В связи с инсценировкой романа С. Мстиславского «На крови», показанной в Вахтанговском театре в 1928 году, рецензенты впервые заметили, что режиссерский дар Симонова по природе своей тяготеет к обозрению.

Роман Мстиславского был посвящен революционным событиям 1905 года. Спектакль начинался эпизодом всеобщей забастовки в Петербурге, затем действие переносилось в Москву, в гущу событий Декабрьского восстания и его трагического разгрома. В финале показывалась неудачная попытка разоблачить провокатора охранки — Азефа. Завершался спектакль романтической нотой: рабочие-большевики уходили в подполье, но они были полны решимости бороться до победного конца.

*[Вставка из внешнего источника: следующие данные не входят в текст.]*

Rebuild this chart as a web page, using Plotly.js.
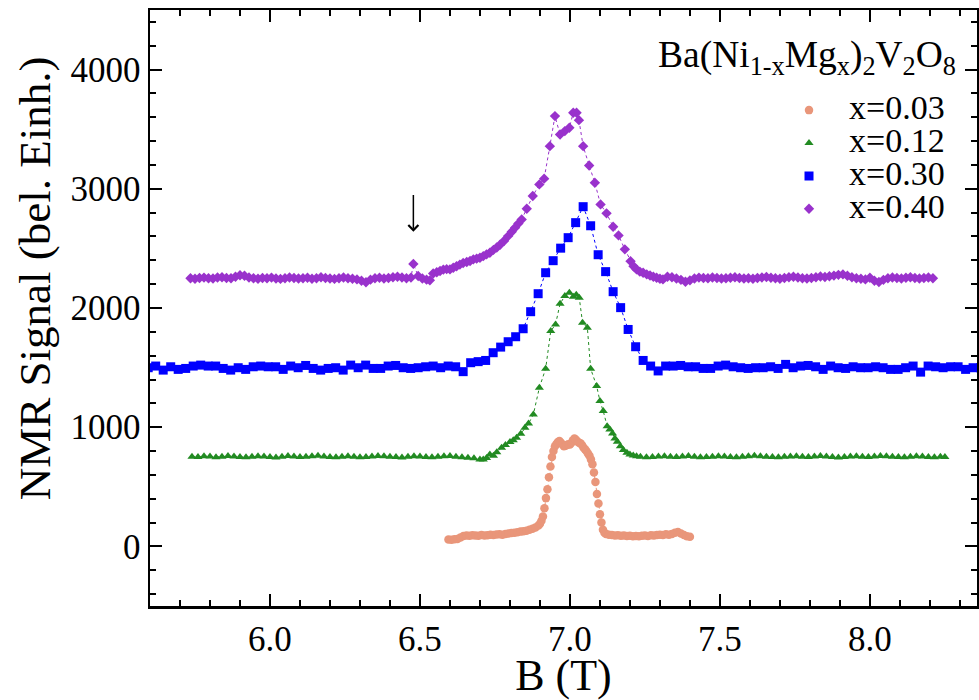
<!DOCTYPE html>
<html>
<head>
<meta charset="utf-8">
<script src="https://cdn.plot.ly/plotly-3.0.1.min.js"></script>
<style>
  html, body { margin: 0; padding: 0; background: #ffffff; }
  #chart { width: 979px; height: 700px; }
</style>
</head>
<body>
<div id="chart"></div>
<script>
// NMR spectra of Ba(Ni1-xMg_x)2V2O8 for four Mg concentrations.
// Each series keeps its own field grid (T) and signal (arbitrary units, offset per curve).

const seriesLabels = ['x=0.03', 'x=0.12', 'x=0.30', 'x=0.40'];
const seriesColors = ['#e9967a', '#228b22', '#0000ff', '#9932cc'];
const seriesSymbols = ['circle', 'triangle-up', 'square', 'diamond'];

// x = 0.03
const field003 = [
  6.595, 6.605, 6.615, 6.625, 6.635, 6.645, 6.655, 6.665, 6.675, 6.685,
  6.695, 6.705, 6.715, 6.725, 6.735, 6.745, 6.755, 6.765, 6.775, 6.785,
  6.795, 6.805, 6.815, 6.825, 6.835, 6.845, 6.855, 6.865, 6.875, 6.885,
  6.895,
  6.900, 6.905, 6.910, 6.915, 6.920, 6.925, 6.930, 6.935, 6.940, 6.945,
  6.950, 6.955, 6.960, 6.965, 6.970, 6.975, 6.980, 6.985, 6.990, 6.995,
  7.000, 7.005, 7.010, 7.015, 7.020, 7.025, 7.030, 7.035, 7.040, 7.045,
  7.050, 7.055, 7.060, 7.065, 7.070, 7.075, 7.080, 7.085, 7.090, 7.095,
  7.100, 7.105, 7.110, 7.115, 7.120,
  7.130, 7.140, 7.150, 7.160, 7.170, 7.180, 7.190, 7.200, 7.210, 7.220,
  7.230, 7.240, 7.250, 7.260, 7.270, 7.280, 7.290, 7.300, 7.310, 7.320,
  7.330, 7.340, 7.350, 7.360, 7.370, 7.380, 7.390, 7.400
];
const signal003 = [
  58, 55, 60, 62, 75, 88, 92, 90, 94, 92,
  90, 95, 92, 94, 97, 95, 100, 102, 98, 104,
  108, 112, 115, 118, 124, 128, 132, 140, 148, 158,
  175,
  190, 215, 250, 320, 405, 480, 580, 670, 750, 800,
  840, 860, 875, 885, 870, 855, 840, 845, 850, 858,
  855, 870, 890, 905, 895, 880, 870, 865, 850, 830,
  815, 800, 780, 760, 730, 690, 620, 540, 440, 360,
  270, 200, 140, 115, 105,
  98, 95, 92, 94, 90, 92, 88, 90, 86, 88,
  85, 90, 92, 88, 94, 92, 96, 98, 96, 102,
  98, 105, 115, 120, 108, 95, 85, 80
];

// x = 0.12
const field012 = [
  5.74, 5.76, 5.78, 5.80, 5.82, 5.84, 5.86, 5.88, 5.90, 5.92,
  5.94, 5.96, 5.98, 6.00, 6.02, 6.04, 6.06, 6.08, 6.10, 6.12,
  6.14, 6.16, 6.18, 6.20, 6.22, 6.24, 6.26, 6.28, 6.30, 6.32,
  6.34, 6.36, 6.38, 6.40, 6.42, 6.44, 6.46, 6.48, 6.50, 6.52,
  6.54, 6.56, 6.58, 6.60, 6.62, 6.64, 6.66, 6.68,
  6.700, 6.711, 6.722, 6.733, 6.745, 6.756, 6.772, 6.785, 6.800, 6.811,
  6.822, 6.836, 6.850, 6.862, 6.878, 6.898, 6.919, 6.936, 6.952, 6.967,
  6.983, 6.998, 7.011, 7.021, 7.031, 7.042, 7.058, 7.069, 7.089, 7.100,
  7.111, 7.124, 7.133, 7.142, 7.150, 7.158, 7.168, 7.178, 7.190, 7.200,
  7.211, 7.222,
  7.235, 7.255, 7.275, 7.295, 7.315, 7.335, 7.355, 7.375, 7.395, 7.415,
  7.435, 7.455, 7.475, 7.495, 7.515, 7.535, 7.555, 7.575, 7.595, 7.615,
  7.635, 7.655, 7.675, 7.695, 7.715, 7.735, 7.755, 7.775, 7.795, 7.815,
  7.835, 7.855, 7.875, 7.895, 7.915, 7.935, 7.955, 7.975, 7.995, 8.015,
  8.035, 8.055, 8.075, 8.095, 8.115, 8.135, 8.155, 8.175, 8.195, 8.215,
  8.235, 8.250
];
const signal012 = [
  752, 750, 756, 754, 748, 752, 758, 755, 750, 748,
  752, 756, 754, 750, 746, 752, 758, 754, 750, 752,
  756, 760, 754, 750, 748, 752, 756, 752, 748, 750,
  754, 758, 756, 752, 750, 746, 752, 756, 754, 750,
  748, 752, 756, 758, 752, 748, 744, 740,
  730, 728, 742, 770, 760, 790, 828, 850, 875, 890,
  912, 945, 996, 1030, 1107, 1331, 1491, 1806, 1862, 2036,
  2100, 2128, 2095, 2112, 2086, 1877, 1835, 1491, 1345, 1219,
  1135, 1009, 980, 948, 905, 878, 840, 808, 785, 772,
  763, 756,
  752, 748, 750, 754, 756, 752, 750, 754, 758, 752,
  748, 750, 752, 756, 754, 750, 748, 752, 756, 760,
  756, 752, 750, 748, 752, 754, 756, 752, 750, 754,
  758, 754, 750, 746, 750, 754, 756, 752, 750, 754,
  758, 756, 752, 750, 748, 752, 756, 754, 750, 748,
  752, 750
];

// x = 0.30
const field030 = [
  5.594, 5.619, 5.644, 5.669, 5.694, 5.719, 5.744, 5.769, 5.794, 5.819,
  5.844, 5.869, 5.894, 5.919, 5.944, 5.969, 5.994, 6.019, 6.044, 6.069,
  6.094, 6.119, 6.144, 6.169, 6.194, 6.219, 6.244, 6.269, 6.294, 6.319,
  6.344, 6.369, 6.394, 6.419, 6.444, 6.469, 6.494, 6.519, 6.544, 6.569,
  6.594, 6.619, 6.644, 6.669, 6.694, 6.719, 6.744, 6.769, 6.794, 6.819,
  6.844, 6.869, 6.894, 6.919, 6.944, 6.969, 6.994, 7.019, 7.044, 7.069,
  7.094, 7.119, 7.144, 7.169, 7.194, 7.219, 7.244, 7.269, 7.294, 7.319,
  7.344, 7.369, 7.394, 7.419, 7.444, 7.469, 7.494, 7.519, 7.544, 7.569,
  7.594, 7.619, 7.644, 7.669, 7.694, 7.719, 7.744, 7.769, 7.794, 7.819,
  7.844, 7.869, 7.894, 7.919, 7.944, 7.969, 7.994, 8.019, 8.044, 8.069,
  8.094, 8.119, 8.144, 8.169, 8.194, 8.219, 8.244, 8.269, 8.294, 8.319,
  8.344, 8.369
];
const signal030 = [
  1499, 1513, 1479, 1507, 1485, 1493, 1513, 1521, 1513, 1513,
  1493, 1479, 1499, 1485, 1507, 1513, 1507, 1507, 1485, 1513,
  1499, 1518, 1493, 1479, 1493, 1499, 1479, 1521, 1499, 1521,
  1493, 1493, 1513, 1518, 1499, 1493, 1499, 1507, 1513, 1499,
  1513, 1507, 1466, 1541, 1550, 1560, 1625, 1672, 1717, 1759,
  1826, 1969, 2120, 2296, 2397, 2502, 2590, 2716, 2850, 2690,
  2447, 2305, 2137, 2003, 1820, 1675, 1560, 1513, 1472, 1513,
  1513, 1518, 1507, 1507, 1493, 1493, 1513, 1521, 1507, 1499,
  1493, 1499, 1499, 1507, 1493, 1527, 1499, 1513, 1518, 1507,
  1485, 1513, 1499, 1493, 1507, 1499, 1499, 1507, 1499, 1485,
  1485, 1499, 1513, 1462, 1513, 1507, 1499, 1507, 1507, 1485,
  1499, 1499
];

// x = 0.40
const field040 = [
  5.735, 5.750, 5.765, 5.780, 5.795, 5.810, 5.825, 5.840, 5.855, 5.870,
  5.885, 5.900, 5.915, 5.930, 5.945, 5.960, 5.975, 5.990, 6.005, 6.020,
  6.035, 6.050, 6.065, 6.080, 6.095, 6.110, 6.125, 6.140, 6.155, 6.170,
  6.185, 6.200, 6.215, 6.230, 6.245, 6.260, 6.275, 6.290, 6.305, 6.320,
  6.335, 6.350, 6.365, 6.380, 6.395, 6.410, 6.425, 6.440, 6.455, 6.470,
  6.478, 6.494, 6.508, 6.522, 6.533, 6.544, 6.556, 6.567, 6.578, 6.589,
  6.600, 6.611, 6.622, 6.633, 6.644, 6.656, 6.667, 6.678, 6.689, 6.700,
  6.711, 6.722, 6.733, 6.745, 6.756, 6.767, 6.780, 6.794, 6.806, 6.817,
  6.828, 6.839, 6.856, 6.876, 6.898, 6.914, 6.933, 6.950, 6.967, 6.983,
  6.998, 7.011, 7.022, 7.030, 7.044, 7.064, 7.083, 7.102, 7.122, 7.144,
  7.162, 7.183, 7.202, 7.212, 7.222, 7.233, 7.244, 7.256, 7.267, 7.278,
  7.289, 7.300, 7.310,
  7.325, 7.340, 7.355, 7.370, 7.385, 7.400, 7.415, 7.430, 7.445, 7.460,
  7.475, 7.490, 7.505, 7.520, 7.535, 7.550, 7.565, 7.580, 7.595, 7.610,
  7.625, 7.640, 7.655, 7.670, 7.685, 7.700, 7.715, 7.730, 7.745, 7.760,
  7.775, 7.790, 7.805, 7.820, 7.835, 7.850, 7.865, 7.880, 7.895, 7.910,
  7.925, 7.940, 7.955, 7.970, 7.985, 8.000, 8.015, 8.030, 8.045, 8.060,
  8.075, 8.090, 8.105, 8.120, 8.135, 8.150, 8.165, 8.180, 8.195, 8.210
];
const signal040 = [
  2250, 2246, 2252, 2255, 2250, 2248, 2256, 2258, 2252, 2250,
  2262, 2275, 2270, 2256, 2250, 2246, 2252, 2250, 2255, 2248,
  2244, 2250, 2256, 2252, 2248, 2250, 2254, 2246, 2250, 2258,
  2252, 2248, 2244, 2250, 2256, 2250, 2246, 2240, 2228, 2216,
  2238, 2250, 2254, 2248, 2252, 2258, 2262, 2256, 2250, 2255,
  2370, 2268, 2248, 2238, 2232, 2290, 2300, 2310, 2322, 2326,
  2324, 2338, 2350, 2364, 2378, 2386, 2394, 2408, 2414, 2422,
  2435, 2450, 2464, 2488, 2508, 2530, 2562, 2603, 2640, 2674,
  2708, 2743, 2833, 2939, 3037, 3085, 3358, 3610, 3456, 3484,
  3512, 3638, 3638, 3576, 3358, 3196, 3051, 2869, 2794, 2682,
  2609, 2492, 2393, 2350, 2324, 2305, 2296, 2282, 2273, 2262,
  2254, 2246, 2240,
  2262, 2258, 2248, 2236, 2220, 2232, 2248, 2255, 2252, 2250,
  2256, 2252, 2248, 2250, 2254, 2258, 2252, 2248, 2250, 2246,
  2252, 2256, 2260, 2254, 2250, 2246, 2252, 2258, 2262, 2256,
  2250, 2248, 2252, 2258, 2264, 2260, 2266, 2272, 2278, 2282,
  2270, 2258, 2250, 2246, 2240, 2254, 2228, 2218, 2236, 2250,
  2256, 2252, 2248, 2254, 2258, 2252, 2248, 2252, 2256, 2250
];

const fields = [field003, field012, field030, field040];
const signals = [signal003, signal012, signal030, signal040];
const markerSizes = [8.5, 8, 9, 8];

// anomalous point marked with an arrow on the x=0.40 curve
const arrowField = 6.478;
const arrowTip = 2640;
const arrowTail = 2960;

const serif = 'Liberation Serif';

// thin dotted guide lines joining the points (kept out of the legend)
const lineTraces = fields.map((fx, i) => ({
  type: 'scatter',
  mode: 'lines',
  x: fx,
  y: signals[i],
  showlegend: false,
  line: { color: seriesColors[i], width: 1, dash: 'dot' }
}));

// the measured points, one legend entry per concentration
const markerTraces = fields.map((fx, i) => ({
  type: 'scatter',
  mode: 'markers',
  x: fx,
  y: signals[i],
  name: '<span style="font-size:34px">' + seriesLabels[i] + '</span>',
  marker: { symbol: seriesSymbols[i], size: markerSizes[i], color: seriesColors[i], line: { width: 0 } }
}));

const axisCommon = {
  showline: true,
  linecolor: '#000000',
  linewidth: 2.5,
  mirror: 'ticks',
  ticks: 'inside',
  ticklen: 12,
  tickwidth: 2,
  tickcolor: '#000000',
  showgrid: false,
  zeroline: false,
  tickfont: { family: serif, size: 35, color: '#000000' }
};

const layout = {
  width: 979,
  height: 700,
  margin: { l: 150, r: 2, t: 10, b: 94 },
  paper_bgcolor: '#ffffff',
  plot_bgcolor: '#ffffff',
  font: { family: serif, color: '#000000' },
  showlegend: true,
  legend: {
    x: 0.7485, xanchor: 'left',
    y: 0.868, yanchor: 'top',
    bgcolor: 'rgba(0,0,0,0)',
    borderwidth: 0,
    itemwidth: 70,
    font: { family: serif, size: 23, color: '#000000' }
  },
  xaxis: Object.assign({}, axisCommon, {
    range: [5.6, 8.357],
    tick0: 6,
    dtick: 0.5,
    tickformat: '.1f',
    minor: { dtick: 0.1, ticks: 'inside', ticklen: 6, tickwidth: 2, tickcolor: '#000000' },
    title: { text: 'B (T)', font: { family: serif, size: 44, color: '#000000' }, standoff: 8 }
  }),
  yaxis: Object.assign({}, axisCommon, {
    range: [-500, 4500],
    tick0: 0,
    dtick: 1000,
    minor: { dtick: 200, ticks: 'inside', ticklen: 6, tickwidth: 2, tickcolor: '#000000' }
  }),
  annotations: [
    {
      // y-axis title, set a little above the plot's vertical centre
      xref: 'paper', yref: 'paper',
      x: -0.139, xanchor: 'center',
      y: 0.55, yanchor: 'middle',
      textangle: -90,
      text: 'NMR Signal (bel. Einh.)',
      showarrow: false,
      font: { family: serif, size: 45, color: '#000000' }
    },
    {
      xref: 'paper', yref: 'paper',
      x: 0.977, xanchor: 'right',
      y: 0.921, yanchor: 'middle',
      text: 'Ba(Ni<sub>1-x</sub>Mg<sub>x</sub>)<sub>2</sub>V<sub>2</sub>O<sub>8</sub>',
      showarrow: false,
      font: { family: serif, size: 37.5, color: '#000000' }
    },
    {
      xref: 'x', yref: 'y',
      x: arrowField, y: arrowTip,
      axref: 'x', ayref: 'y',
      ax: arrowField, ay: arrowTail,
      text: '',
      showarrow: true,
      arrowhead: 4,
      arrowsize: 1.3,
      arrowwidth: 1.5,
      arrowcolor: '#000000'
    }
  ]
};

Plotly.newPlot('chart', lineTraces.concat(markerTraces), layout, { staticPlot: true, displayModeBar: false });
</script>
</body>
</html>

Инсценировка Мстиславского давала широкий охват событий без психологической разработки характеров. Действие разворачивалось то {13} в Мариинском театре, то на заводе, то в ресторане «Аквариум», то в церкви, то на улице. Перед глазами зрителей проходили представители самых разных социальных слоев, от рабочих Пресни до принца Ольденбургского. Взволнованность автора событиями, почти четверть века назад потрясшими Россию, определила колорит пьесы, явилась связующим звеном между разрозненными эпизодами. А всего в спектакле получилось восемнадцать картин.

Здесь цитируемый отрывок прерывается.